INSTRUCTIONS FOR THE TASK
Write out the opening lines of the data word for word, up to and including the line with "import plotly.graph_objects as go", and leave every picture and every later line out.

[START SOURCE DATA]

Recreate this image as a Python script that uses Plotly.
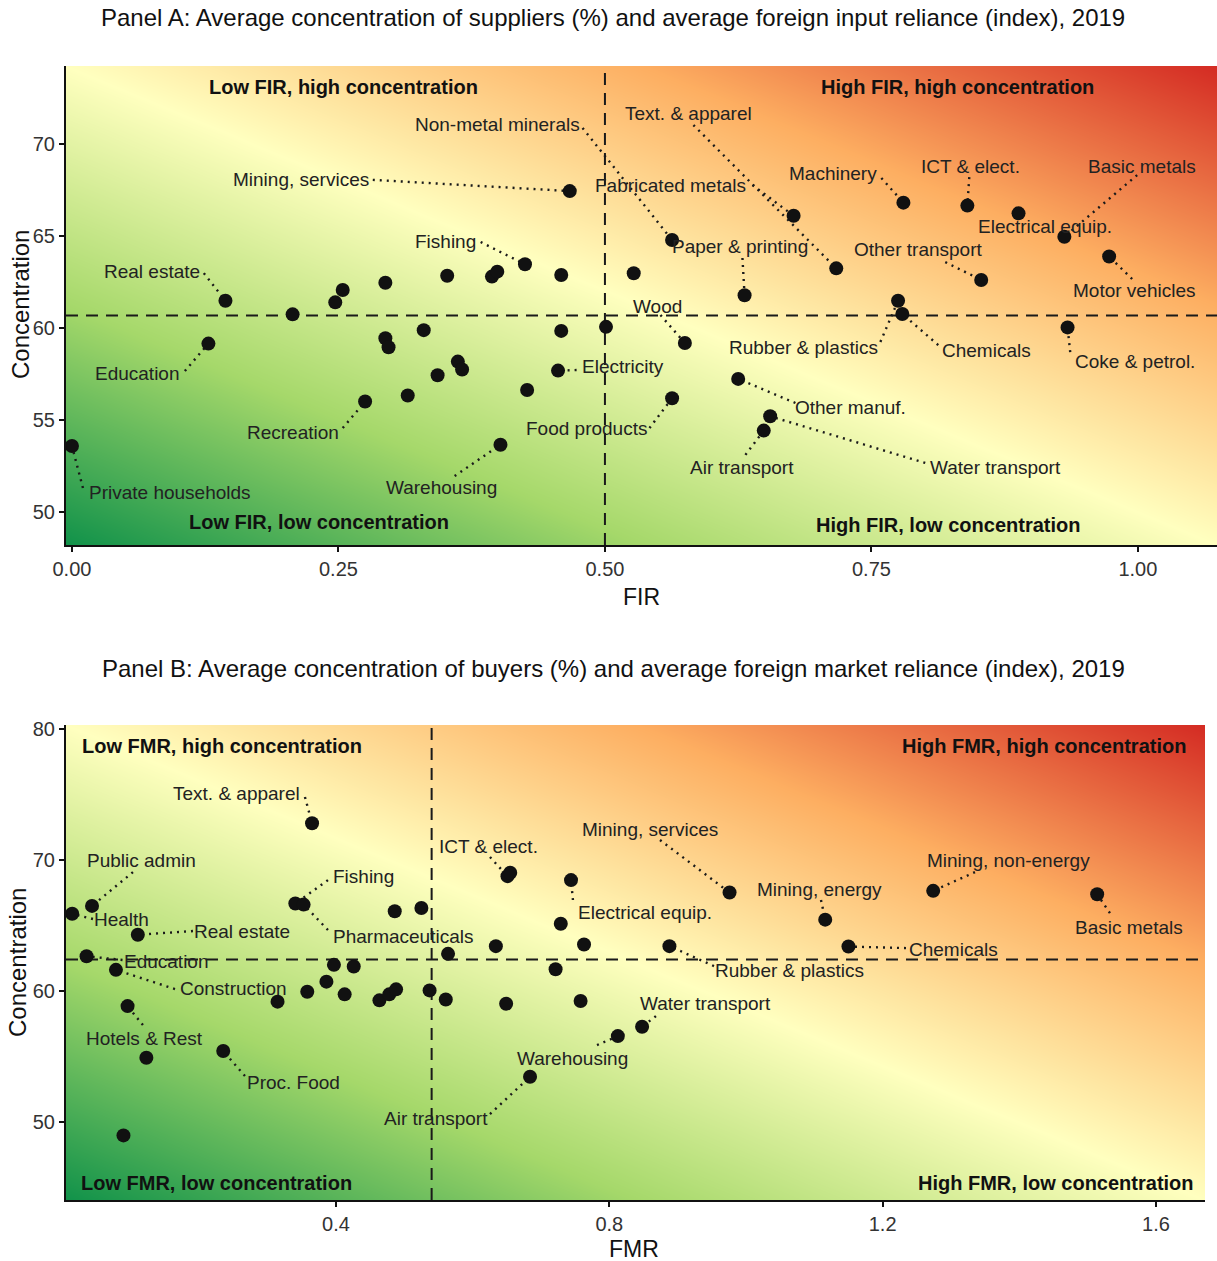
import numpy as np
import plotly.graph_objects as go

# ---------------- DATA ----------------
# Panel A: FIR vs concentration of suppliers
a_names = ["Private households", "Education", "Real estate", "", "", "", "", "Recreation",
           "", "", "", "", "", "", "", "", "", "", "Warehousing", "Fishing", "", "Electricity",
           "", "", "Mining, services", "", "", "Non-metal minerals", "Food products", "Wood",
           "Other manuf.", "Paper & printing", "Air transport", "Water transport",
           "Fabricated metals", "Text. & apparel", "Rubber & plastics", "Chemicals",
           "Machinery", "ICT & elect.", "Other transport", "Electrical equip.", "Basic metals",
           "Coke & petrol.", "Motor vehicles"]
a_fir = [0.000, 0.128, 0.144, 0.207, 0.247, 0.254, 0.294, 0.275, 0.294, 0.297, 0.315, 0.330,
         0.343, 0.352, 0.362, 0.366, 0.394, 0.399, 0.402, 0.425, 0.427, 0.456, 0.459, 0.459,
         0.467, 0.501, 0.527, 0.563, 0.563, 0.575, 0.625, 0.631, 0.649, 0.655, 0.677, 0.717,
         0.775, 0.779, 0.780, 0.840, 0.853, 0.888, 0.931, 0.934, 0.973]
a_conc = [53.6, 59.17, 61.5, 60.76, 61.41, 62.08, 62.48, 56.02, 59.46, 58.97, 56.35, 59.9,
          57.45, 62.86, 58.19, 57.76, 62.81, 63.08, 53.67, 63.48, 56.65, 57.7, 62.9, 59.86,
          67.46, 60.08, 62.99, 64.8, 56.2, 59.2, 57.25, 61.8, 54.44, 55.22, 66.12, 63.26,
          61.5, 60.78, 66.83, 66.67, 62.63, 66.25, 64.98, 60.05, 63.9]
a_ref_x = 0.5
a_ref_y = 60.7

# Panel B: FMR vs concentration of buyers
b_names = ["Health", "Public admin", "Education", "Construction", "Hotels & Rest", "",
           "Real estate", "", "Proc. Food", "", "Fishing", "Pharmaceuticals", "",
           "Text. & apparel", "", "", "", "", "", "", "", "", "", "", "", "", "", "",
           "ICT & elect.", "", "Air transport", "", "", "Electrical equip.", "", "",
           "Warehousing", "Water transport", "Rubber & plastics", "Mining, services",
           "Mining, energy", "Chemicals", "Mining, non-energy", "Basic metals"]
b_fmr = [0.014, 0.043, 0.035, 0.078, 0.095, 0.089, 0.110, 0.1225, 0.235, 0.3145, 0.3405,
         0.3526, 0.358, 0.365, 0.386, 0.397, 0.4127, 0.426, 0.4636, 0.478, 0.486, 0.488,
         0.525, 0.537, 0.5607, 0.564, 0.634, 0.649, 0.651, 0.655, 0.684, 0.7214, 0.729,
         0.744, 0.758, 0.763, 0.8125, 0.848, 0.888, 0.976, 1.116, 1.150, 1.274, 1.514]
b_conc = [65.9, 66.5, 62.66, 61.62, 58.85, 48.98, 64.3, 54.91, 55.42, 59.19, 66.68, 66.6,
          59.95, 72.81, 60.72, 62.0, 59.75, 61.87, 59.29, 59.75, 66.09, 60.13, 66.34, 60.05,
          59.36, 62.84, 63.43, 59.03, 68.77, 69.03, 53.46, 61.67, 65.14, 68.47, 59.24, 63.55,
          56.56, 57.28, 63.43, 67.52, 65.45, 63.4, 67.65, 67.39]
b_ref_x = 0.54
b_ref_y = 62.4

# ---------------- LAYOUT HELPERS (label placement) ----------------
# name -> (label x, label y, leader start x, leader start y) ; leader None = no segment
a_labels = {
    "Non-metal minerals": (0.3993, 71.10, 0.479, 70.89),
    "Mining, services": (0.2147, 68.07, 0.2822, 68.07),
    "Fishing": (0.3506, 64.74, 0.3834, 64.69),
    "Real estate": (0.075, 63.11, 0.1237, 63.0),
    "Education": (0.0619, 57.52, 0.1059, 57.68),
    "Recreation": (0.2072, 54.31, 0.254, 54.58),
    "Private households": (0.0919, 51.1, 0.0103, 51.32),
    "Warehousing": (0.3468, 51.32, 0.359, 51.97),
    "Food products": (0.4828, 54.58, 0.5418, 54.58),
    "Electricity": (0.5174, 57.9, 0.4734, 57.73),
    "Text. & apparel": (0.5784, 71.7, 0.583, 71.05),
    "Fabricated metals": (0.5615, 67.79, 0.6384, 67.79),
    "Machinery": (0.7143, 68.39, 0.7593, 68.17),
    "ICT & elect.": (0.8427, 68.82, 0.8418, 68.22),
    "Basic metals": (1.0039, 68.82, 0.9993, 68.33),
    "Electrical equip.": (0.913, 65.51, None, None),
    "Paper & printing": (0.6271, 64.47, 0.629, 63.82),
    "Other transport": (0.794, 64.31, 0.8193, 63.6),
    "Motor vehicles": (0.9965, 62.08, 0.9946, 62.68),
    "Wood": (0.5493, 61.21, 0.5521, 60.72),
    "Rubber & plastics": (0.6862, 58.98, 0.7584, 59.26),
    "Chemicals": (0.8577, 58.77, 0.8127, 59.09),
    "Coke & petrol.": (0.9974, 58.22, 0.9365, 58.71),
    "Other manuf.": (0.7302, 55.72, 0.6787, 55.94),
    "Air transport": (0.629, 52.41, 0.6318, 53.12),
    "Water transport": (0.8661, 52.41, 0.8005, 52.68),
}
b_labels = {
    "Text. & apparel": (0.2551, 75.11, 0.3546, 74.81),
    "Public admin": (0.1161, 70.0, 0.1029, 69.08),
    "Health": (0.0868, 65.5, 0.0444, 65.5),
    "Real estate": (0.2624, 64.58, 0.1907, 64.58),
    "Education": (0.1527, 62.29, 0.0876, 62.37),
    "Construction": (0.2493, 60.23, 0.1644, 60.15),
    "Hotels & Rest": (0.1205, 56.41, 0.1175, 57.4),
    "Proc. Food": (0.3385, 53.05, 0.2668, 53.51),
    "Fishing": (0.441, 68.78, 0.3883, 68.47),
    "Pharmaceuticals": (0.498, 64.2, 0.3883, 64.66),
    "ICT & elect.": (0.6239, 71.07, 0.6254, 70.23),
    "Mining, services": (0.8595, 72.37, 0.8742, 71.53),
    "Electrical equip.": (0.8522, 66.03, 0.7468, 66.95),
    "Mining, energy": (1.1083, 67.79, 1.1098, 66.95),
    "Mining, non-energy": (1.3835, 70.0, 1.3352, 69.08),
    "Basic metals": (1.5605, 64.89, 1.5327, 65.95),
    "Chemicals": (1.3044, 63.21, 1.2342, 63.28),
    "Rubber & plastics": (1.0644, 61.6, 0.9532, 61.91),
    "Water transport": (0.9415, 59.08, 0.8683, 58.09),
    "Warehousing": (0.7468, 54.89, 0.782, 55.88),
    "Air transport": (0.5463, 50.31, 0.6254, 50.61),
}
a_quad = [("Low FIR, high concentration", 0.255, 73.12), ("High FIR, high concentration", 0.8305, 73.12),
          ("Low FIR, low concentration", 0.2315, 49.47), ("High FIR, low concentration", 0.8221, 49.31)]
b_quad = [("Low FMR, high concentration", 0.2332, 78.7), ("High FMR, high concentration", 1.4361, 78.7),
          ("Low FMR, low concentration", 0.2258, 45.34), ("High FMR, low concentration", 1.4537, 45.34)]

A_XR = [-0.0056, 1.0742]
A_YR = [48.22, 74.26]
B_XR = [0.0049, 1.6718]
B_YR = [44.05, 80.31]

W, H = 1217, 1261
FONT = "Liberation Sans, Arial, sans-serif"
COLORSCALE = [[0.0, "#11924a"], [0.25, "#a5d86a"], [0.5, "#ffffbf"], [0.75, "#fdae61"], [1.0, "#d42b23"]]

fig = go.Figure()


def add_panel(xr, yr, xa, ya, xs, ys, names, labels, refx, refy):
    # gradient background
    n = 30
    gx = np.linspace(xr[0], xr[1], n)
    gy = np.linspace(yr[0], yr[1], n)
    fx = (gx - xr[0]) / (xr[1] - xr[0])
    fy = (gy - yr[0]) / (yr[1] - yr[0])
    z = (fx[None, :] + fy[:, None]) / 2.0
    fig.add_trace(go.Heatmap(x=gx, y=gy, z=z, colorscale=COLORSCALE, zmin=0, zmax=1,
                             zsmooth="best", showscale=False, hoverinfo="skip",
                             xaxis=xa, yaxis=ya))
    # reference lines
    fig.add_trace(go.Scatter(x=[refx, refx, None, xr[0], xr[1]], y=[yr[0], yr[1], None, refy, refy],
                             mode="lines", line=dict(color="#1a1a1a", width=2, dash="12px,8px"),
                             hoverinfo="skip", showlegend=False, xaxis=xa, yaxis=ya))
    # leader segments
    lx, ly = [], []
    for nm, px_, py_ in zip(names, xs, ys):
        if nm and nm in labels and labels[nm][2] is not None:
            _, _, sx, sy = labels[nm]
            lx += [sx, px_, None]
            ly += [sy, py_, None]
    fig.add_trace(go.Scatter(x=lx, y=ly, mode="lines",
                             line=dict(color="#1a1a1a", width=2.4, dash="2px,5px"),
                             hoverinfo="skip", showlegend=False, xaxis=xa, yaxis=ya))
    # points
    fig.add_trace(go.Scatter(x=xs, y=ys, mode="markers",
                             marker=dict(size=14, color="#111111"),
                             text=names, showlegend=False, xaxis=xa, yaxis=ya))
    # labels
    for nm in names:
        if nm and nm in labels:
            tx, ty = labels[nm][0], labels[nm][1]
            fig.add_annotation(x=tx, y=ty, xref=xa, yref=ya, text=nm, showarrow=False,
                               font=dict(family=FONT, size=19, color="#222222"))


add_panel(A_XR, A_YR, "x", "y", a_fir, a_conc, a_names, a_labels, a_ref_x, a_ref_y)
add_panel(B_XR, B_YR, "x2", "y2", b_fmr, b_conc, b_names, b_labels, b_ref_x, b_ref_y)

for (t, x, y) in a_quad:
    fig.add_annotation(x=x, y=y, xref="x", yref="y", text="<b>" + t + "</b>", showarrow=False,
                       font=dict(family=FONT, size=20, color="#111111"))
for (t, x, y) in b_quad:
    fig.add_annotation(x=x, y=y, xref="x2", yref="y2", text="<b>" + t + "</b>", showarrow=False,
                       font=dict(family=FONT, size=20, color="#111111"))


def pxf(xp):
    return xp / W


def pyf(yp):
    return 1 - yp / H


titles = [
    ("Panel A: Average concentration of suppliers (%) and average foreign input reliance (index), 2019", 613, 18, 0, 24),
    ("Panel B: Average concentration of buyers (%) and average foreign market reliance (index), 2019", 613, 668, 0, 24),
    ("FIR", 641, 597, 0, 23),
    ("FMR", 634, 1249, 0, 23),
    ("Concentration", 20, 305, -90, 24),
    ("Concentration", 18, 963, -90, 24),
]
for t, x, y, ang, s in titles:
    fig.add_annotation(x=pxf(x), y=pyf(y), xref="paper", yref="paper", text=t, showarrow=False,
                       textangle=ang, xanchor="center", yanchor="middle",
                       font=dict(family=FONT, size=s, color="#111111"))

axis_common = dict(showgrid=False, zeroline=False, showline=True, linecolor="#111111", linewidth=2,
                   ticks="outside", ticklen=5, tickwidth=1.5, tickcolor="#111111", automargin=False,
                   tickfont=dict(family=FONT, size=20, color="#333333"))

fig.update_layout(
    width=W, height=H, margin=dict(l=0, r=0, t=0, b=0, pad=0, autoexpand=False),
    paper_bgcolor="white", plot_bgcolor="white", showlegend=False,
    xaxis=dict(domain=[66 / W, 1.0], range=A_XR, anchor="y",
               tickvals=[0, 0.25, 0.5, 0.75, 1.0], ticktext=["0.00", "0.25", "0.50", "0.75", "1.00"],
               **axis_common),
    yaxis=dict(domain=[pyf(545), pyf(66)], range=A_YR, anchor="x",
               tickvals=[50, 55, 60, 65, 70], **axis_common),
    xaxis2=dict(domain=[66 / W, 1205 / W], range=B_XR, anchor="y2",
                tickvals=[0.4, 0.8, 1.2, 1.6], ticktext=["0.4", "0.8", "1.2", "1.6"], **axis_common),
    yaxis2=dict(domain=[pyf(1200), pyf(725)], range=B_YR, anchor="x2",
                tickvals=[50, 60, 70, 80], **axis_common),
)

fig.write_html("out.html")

[END SOURCE DATA]

RESULT FOR THIS EXERCISE
Recreate this image as a Python script that uses Plotly.
import numpy as np
import plotly.graph_objects as go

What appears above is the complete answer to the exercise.